[Source code of charts]
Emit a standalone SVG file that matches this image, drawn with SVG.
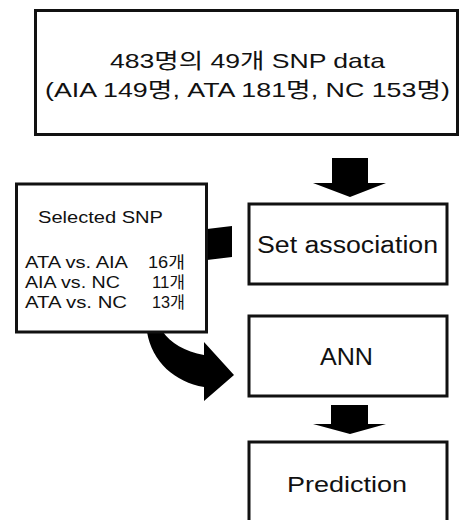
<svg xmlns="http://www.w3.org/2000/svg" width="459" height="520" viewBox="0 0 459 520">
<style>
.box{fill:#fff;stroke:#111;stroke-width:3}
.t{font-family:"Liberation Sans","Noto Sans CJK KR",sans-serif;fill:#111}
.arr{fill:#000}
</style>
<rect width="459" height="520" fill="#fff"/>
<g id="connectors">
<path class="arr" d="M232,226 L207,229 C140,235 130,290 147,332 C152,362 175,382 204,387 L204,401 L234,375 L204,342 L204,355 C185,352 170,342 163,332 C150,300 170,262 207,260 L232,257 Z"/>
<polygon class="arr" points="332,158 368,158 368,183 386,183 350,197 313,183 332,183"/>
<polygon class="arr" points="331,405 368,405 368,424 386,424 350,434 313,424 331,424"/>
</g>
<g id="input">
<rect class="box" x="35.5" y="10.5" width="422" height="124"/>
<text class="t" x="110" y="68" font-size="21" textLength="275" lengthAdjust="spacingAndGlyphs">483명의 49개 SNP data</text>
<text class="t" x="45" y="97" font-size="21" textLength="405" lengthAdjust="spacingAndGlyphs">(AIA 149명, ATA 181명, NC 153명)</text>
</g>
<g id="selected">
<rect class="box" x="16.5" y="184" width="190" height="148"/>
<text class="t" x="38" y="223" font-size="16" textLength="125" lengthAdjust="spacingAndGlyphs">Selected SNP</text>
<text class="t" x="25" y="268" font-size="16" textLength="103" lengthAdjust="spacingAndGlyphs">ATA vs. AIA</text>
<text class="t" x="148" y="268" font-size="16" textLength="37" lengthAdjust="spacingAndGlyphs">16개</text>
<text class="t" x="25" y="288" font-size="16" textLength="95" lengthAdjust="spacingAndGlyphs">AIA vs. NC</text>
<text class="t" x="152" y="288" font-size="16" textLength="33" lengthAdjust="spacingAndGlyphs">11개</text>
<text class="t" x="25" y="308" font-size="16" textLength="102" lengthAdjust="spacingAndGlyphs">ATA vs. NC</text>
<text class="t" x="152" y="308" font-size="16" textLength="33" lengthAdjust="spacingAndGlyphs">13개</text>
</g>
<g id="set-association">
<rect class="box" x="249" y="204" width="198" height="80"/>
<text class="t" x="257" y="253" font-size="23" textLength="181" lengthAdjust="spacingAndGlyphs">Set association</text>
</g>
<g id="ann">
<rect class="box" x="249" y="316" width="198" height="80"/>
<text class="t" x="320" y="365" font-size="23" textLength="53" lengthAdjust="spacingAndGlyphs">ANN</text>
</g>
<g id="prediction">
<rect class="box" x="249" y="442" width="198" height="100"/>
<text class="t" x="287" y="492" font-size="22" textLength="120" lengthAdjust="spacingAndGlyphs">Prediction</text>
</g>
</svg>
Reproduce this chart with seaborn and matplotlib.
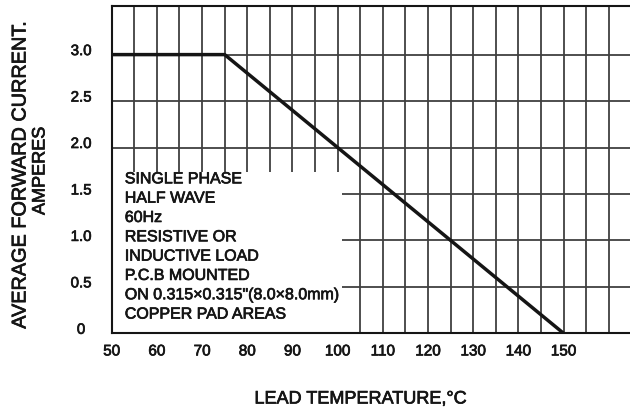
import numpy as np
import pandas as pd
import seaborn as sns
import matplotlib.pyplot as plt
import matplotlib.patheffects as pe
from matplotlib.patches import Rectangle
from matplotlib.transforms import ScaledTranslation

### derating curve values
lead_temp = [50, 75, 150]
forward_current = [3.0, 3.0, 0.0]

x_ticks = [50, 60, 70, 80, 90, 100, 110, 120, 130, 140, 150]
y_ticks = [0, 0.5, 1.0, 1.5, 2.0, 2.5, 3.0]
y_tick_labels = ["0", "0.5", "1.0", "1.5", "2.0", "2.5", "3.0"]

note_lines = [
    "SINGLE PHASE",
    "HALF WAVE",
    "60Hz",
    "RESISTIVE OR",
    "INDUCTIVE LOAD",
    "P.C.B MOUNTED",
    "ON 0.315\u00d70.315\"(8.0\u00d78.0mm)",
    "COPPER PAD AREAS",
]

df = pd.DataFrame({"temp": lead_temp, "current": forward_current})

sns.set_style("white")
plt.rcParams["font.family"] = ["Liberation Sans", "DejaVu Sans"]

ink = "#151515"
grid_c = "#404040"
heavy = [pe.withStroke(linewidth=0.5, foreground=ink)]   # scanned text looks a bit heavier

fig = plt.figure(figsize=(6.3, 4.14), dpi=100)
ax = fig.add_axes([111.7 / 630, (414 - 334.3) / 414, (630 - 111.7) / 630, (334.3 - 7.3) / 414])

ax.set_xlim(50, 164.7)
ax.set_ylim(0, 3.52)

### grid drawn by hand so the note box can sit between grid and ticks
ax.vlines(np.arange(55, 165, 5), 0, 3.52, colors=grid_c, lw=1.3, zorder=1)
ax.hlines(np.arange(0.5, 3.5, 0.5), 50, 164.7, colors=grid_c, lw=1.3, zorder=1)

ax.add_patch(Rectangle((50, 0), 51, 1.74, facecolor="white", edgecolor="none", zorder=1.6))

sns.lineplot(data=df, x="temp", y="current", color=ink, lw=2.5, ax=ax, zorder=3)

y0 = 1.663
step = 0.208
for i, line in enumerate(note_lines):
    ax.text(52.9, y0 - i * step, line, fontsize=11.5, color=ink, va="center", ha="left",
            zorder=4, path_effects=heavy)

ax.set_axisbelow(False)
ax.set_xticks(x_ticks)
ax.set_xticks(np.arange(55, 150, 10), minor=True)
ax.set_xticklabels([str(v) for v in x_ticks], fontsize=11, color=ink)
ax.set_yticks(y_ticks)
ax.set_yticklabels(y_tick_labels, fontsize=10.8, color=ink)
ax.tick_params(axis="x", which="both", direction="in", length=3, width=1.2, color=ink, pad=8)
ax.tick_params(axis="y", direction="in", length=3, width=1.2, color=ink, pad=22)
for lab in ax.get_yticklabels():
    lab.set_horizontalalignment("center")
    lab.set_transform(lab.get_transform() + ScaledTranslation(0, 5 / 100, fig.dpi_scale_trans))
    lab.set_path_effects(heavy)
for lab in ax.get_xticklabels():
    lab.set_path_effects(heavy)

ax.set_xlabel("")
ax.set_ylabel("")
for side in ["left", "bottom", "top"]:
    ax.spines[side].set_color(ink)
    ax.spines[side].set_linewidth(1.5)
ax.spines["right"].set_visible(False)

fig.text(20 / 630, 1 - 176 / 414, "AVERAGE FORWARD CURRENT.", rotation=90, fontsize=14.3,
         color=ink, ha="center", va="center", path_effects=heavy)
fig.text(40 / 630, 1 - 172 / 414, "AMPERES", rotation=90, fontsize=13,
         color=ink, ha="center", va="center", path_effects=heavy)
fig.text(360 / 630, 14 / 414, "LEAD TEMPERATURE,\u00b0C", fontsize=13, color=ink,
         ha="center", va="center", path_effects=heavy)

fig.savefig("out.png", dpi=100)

> **WHAT IS EXPECTED**
Restate the data above word for word. Do not include the images.

> **TASK OUTPUT**
Emit a standalone SVG file that matches this image, drawn with SVG.
<svg xmlns="http://www.w3.org/2000/svg" width="459" height="520" viewBox="0 0 459 520">
<style>
.box{fill:#fff;stroke:#111;stroke-width:3}
.t{font-family:"Liberation Sans","Noto Sans CJK KR",sans-serif;fill:#111}
.arr{fill:#000}
</style>
<rect width="459" height="520" fill="#fff"/>
<g id="connectors">
<path class="arr" d="M232,226 L207,229 C140,235 130,290 147,332 C152,362 175,382 204,387 L204,401 L234,375 L204,342 L204,355 C185,352 170,342 163,332 C150,300 170,262 207,260 L232,257 Z"/>
<polygon class="arr" points="332,158 368,158 368,183 386,183 350,197 313,183 332,183"/>
<polygon class="arr" points="331,405 368,405 368,424 386,424 350,434 313,424 331,424"/>
</g>
<g id="input">
<rect class="box" x="35.5" y="10.5" width="422" height="124"/>
<text class="t" x="110" y="68" font-size="21" textLength="275" lengthAdjust="spacingAndGlyphs">483명의 49개 SNP data</text>
<text class="t" x="45" y="97" font-size="21" textLength="405" lengthAdjust="spacingAndGlyphs">(AIA 149명, ATA 181명, NC 153명)</text>
</g>
<g id="selected">
<rect class="box" x="16.5" y="184" width="190" height="148"/>
<text class="t" x="38" y="223" font-size="16" textLength="125" lengthAdjust="spacingAndGlyphs">Selected SNP</text>
<text class="t" x="25" y="268" font-size="16" textLength="103" lengthAdjust="spacingAndGlyphs">ATA vs. AIA</text>
<text class="t" x="148" y="268" font-size="16" textLength="37" lengthAdjust="spacingAndGlyphs">16개</text>
<text class="t" x="25" y="288" font-size="16" textLength="95" lengthAdjust="spacingAndGlyphs">AIA vs. NC</text>
<text class="t" x="152" y="288" font-size="16" textLength="33" lengthAdjust="spacingAndGlyphs">11개</text>
<text class="t" x="25" y="308" font-size="16" textLength="102" lengthAdjust="spacingAndGlyphs">ATA vs. NC</text>
<text class="t" x="152" y="308" font-size="16" textLength="33" lengthAdjust="spacingAndGlyphs">13개</text>
</g>
<g id="set-association">
<rect class="box" x="249" y="204" width="198" height="80"/>
<text class="t" x="257" y="253" font-size="23" textLength="181" lengthAdjust="spacingAndGlyphs">Set association</text>
</g>
<g id="ann">
<rect class="box" x="249" y="316" width="198" height="80"/>
<text class="t" x="320" y="365" font-size="23" textLength="53" lengthAdjust="spacingAndGlyphs">ANN</text>
</g>
<g id="prediction">
<rect class="box" x="249" y="442" width="198" height="100"/>
<text class="t" x="287" y="492" font-size="22" textLength="120" lengthAdjust="spacingAndGlyphs">Prediction</text>
</g>
</svg>
Reproduce this chart with seaborn and matplotlib.
import numpy as np
import pandas as pd
import seaborn as sns
import matplotlib.pyplot as plt
import matplotlib.patheffects as pe
from matplotlib.patches import Rectangle
from matplotlib.transforms import ScaledTranslation

### derating curve values
lead_temp = [50, 75, 150]
forward_current = [3.0, 3.0, 0.0]

x_ticks = [50, 60, 70, 80, 90, 100, 110, 120, 130, 140, 150]
y_ticks = [0, 0.5, 1.0, 1.5, 2.0, 2.5, 3.0]
y_tick_labels = ["0", "0.5", "1.0", "1.5", "2.0", "2.5", "3.0"]

note_lines = [
    "SINGLE PHASE",
    "HALF WAVE",
    "60Hz",
    "RESISTIVE OR",
    "INDUCTIVE LOAD",
    "P.C.B MOUNTED",
    "ON 0.315\u00d70.315\"(8.0\u00d78.0mm)",
    "COPPER PAD AREAS",
]

df = pd.DataFrame({"temp": lead_temp, "current": forward_current})

sns.set_style("white")
plt.rcParams["font.family"] = ["Liberation Sans", "DejaVu Sans"]

ink = "#151515"
grid_c = "#404040"
heavy = [pe.withStroke(linewidth=0.5, foreground=ink)]   # scanned text looks a bit heavier

fig = plt.figure(figsize=(6.3, 4.14), dpi=100)
ax = fig.add_axes([111.7 / 630, (414 - 334.3) / 414, (630 - 111.7) / 630, (334.3 - 7.3) / 414])

ax.set_xlim(50, 164.7)
ax.set_ylim(0, 3.52)

### grid drawn by hand so the note box can sit between grid and ticks
ax.vlines(np.arange(55, 165, 5), 0, 3.52, colors=grid_c, lw=1.3, zorder=1)
ax.hlines(np.arange(0.5, 3.5, 0.5), 50, 164.7, colors=grid_c, lw=1.3, zorder=1)

ax.add_patch(Rectangle((50, 0), 51, 1.74, facecolor="white", edgecolor="none", zorder=1.6))

sns.lineplot(data=df, x="temp", y="current", color=ink, lw=2.5, ax=ax, zorder=3)

y0 = 1.663
step = 0.208
for i, line in enumerate(note_lines):
    ax.text(52.9, y0 - i * step, line, fontsize=11.5, color=ink, va="center", ha="left",
            zorder=4, path_effects=heavy)

ax.set_axisbelow(False)
ax.set_xticks(x_ticks)
ax.set_xticks(np.arange(55, 150, 10), minor=True)
ax.set_xticklabels([str(v) for v in x_ticks], fontsize=11, color=ink)
ax.set_yticks(y_ticks)
ax.set_yticklabels(y_tick_labels, fontsize=10.8, color=ink)
ax.tick_params(axis="x", which="both", direction="in", length=3, width=1.2, color=ink, pad=8)
ax.tick_params(axis="y", direction="in", length=3, width=1.2, color=ink, pad=22)
for lab in ax.get_yticklabels():
    lab.set_horizontalalignment("center")
    lab.set_transform(lab.get_transform() + ScaledTranslation(0, 5 / 100, fig.dpi_scale_trans))
    lab.set_path_effects(heavy)
for lab in ax.get_xticklabels():
    lab.set_path_effects(heavy)

ax.set_xlabel("")
ax.set_ylabel("")
for side in ["left", "bottom", "top"]:
    ax.spines[side].set_color(ink)
    ax.spines[side].set_linewidth(1.5)
ax.spines["right"].set_visible(False)

fig.text(20 / 630, 1 - 176 / 414, "AVERAGE FORWARD CURRENT.", rotation=90, fontsize=14.3,
         color=ink, ha="center", va="center", path_effects=heavy)
fig.text(40 / 630, 1 - 172 / 414, "AMPERES", rotation=90, fontsize=13,
         color=ink, ha="center", va="center", path_effects=heavy)
fig.text(360 / 630, 14 / 414, "LEAD TEMPERATURE,\u00b0C", fontsize=13, color=ink,
         ha="center", va="center", path_effects=heavy)

fig.savefig("out.png", dpi=100)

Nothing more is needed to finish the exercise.